▶ [What needs to be done]:
Print exactly, please, the lines from the top of the entries below up to and including the line with "var values = [multisectorial, vivienda, financiero];", and nothing else; pictures are excluded.

Collection entries:
◆ ◆ ◆

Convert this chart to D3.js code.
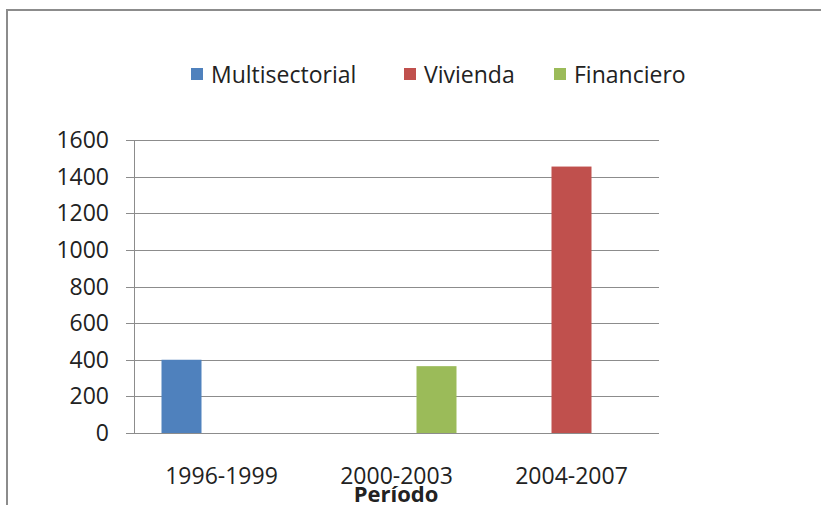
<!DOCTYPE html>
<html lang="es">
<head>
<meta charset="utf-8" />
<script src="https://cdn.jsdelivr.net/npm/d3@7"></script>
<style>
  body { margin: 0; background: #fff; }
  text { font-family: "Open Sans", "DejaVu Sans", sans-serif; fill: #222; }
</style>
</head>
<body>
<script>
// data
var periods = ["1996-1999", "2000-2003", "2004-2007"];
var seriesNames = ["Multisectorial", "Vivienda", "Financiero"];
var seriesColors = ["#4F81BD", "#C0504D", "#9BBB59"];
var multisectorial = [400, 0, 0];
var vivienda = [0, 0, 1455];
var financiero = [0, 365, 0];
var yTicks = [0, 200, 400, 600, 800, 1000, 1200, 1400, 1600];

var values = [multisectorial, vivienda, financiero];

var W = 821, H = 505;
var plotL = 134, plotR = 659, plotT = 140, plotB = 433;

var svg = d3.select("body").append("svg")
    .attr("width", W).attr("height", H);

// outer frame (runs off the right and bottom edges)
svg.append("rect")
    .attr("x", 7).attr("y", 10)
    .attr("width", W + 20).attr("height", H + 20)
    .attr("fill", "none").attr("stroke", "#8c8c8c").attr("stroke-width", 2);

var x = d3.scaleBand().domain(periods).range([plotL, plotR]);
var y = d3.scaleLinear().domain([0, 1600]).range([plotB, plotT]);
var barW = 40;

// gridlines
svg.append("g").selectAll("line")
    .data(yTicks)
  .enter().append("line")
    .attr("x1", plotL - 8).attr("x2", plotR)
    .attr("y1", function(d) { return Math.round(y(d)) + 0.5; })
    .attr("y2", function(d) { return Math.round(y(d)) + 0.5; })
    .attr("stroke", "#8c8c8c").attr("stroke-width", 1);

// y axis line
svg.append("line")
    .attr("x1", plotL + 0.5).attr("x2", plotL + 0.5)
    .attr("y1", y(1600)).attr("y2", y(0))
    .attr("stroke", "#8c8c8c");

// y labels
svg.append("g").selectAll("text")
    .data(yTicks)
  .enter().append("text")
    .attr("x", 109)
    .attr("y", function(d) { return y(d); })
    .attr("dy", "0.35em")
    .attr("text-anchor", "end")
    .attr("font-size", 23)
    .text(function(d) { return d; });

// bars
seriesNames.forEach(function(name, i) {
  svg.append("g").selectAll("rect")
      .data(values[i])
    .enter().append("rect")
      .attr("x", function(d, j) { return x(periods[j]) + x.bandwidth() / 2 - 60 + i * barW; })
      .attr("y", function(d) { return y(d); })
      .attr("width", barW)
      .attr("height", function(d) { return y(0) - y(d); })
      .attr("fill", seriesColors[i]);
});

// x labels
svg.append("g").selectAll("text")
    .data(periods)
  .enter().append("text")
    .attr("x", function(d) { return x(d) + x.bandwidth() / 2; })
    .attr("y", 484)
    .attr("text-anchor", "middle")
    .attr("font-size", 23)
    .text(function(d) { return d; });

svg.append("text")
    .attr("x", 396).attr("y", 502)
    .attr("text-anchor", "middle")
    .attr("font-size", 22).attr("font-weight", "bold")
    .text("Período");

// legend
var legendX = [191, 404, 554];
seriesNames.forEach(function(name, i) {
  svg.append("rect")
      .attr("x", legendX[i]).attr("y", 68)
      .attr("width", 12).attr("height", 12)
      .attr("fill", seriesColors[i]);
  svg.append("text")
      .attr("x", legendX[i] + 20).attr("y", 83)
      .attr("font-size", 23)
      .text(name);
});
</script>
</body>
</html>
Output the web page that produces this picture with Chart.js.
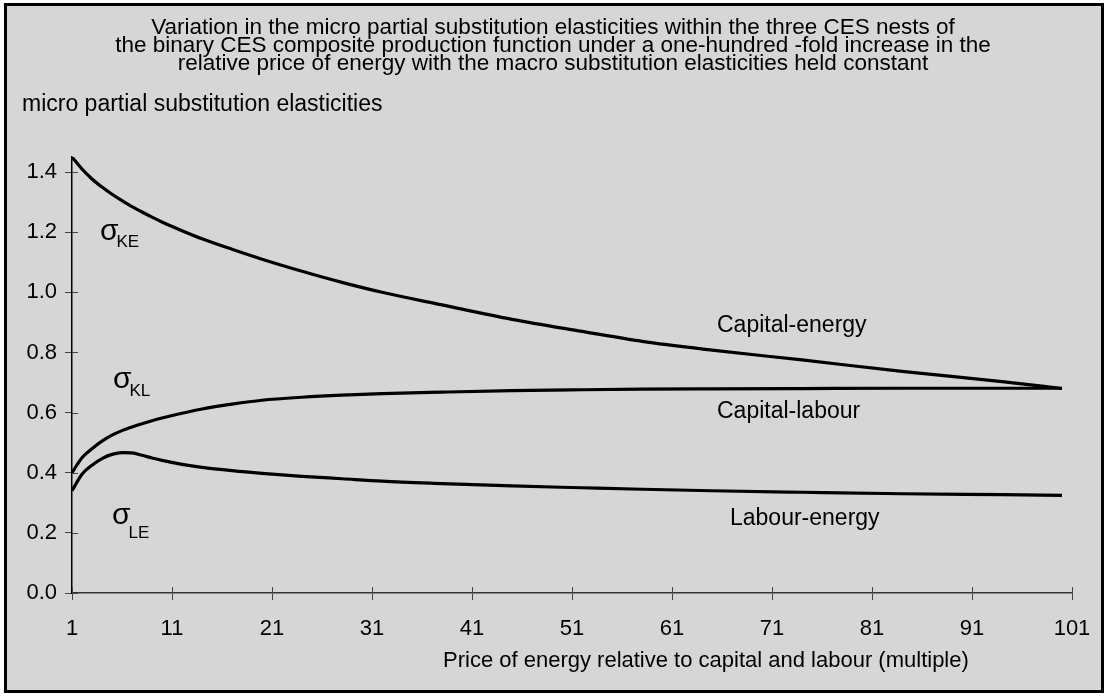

◆ ◆ ◆

▶ [Exercise solution]:
Convert this chart to D3.js code.
<!DOCTYPE html>
<html lang="es">
<head>
<meta charset="utf-8" />
<script src="https://cdn.jsdelivr.net/npm/d3@7"></script>
<style>
  body { margin: 0; background: #fff; }
  text { font-family: "Open Sans", "DejaVu Sans", sans-serif; fill: #222; }
</style>
</head>
<body>
<script>
// data
var periods = ["1996-1999", "2000-2003", "2004-2007"];
var seriesNames = ["Multisectorial", "Vivienda", "Financiero"];
var seriesColors = ["#4F81BD", "#C0504D", "#9BBB59"];
var multisectorial = [400, 0, 0];
var vivienda = [0, 0, 1455];
var financiero = [0, 365, 0];
var yTicks = [0, 200, 400, 600, 800, 1000, 1200, 1400, 1600];

var values = [multisectorial, vivienda, financiero];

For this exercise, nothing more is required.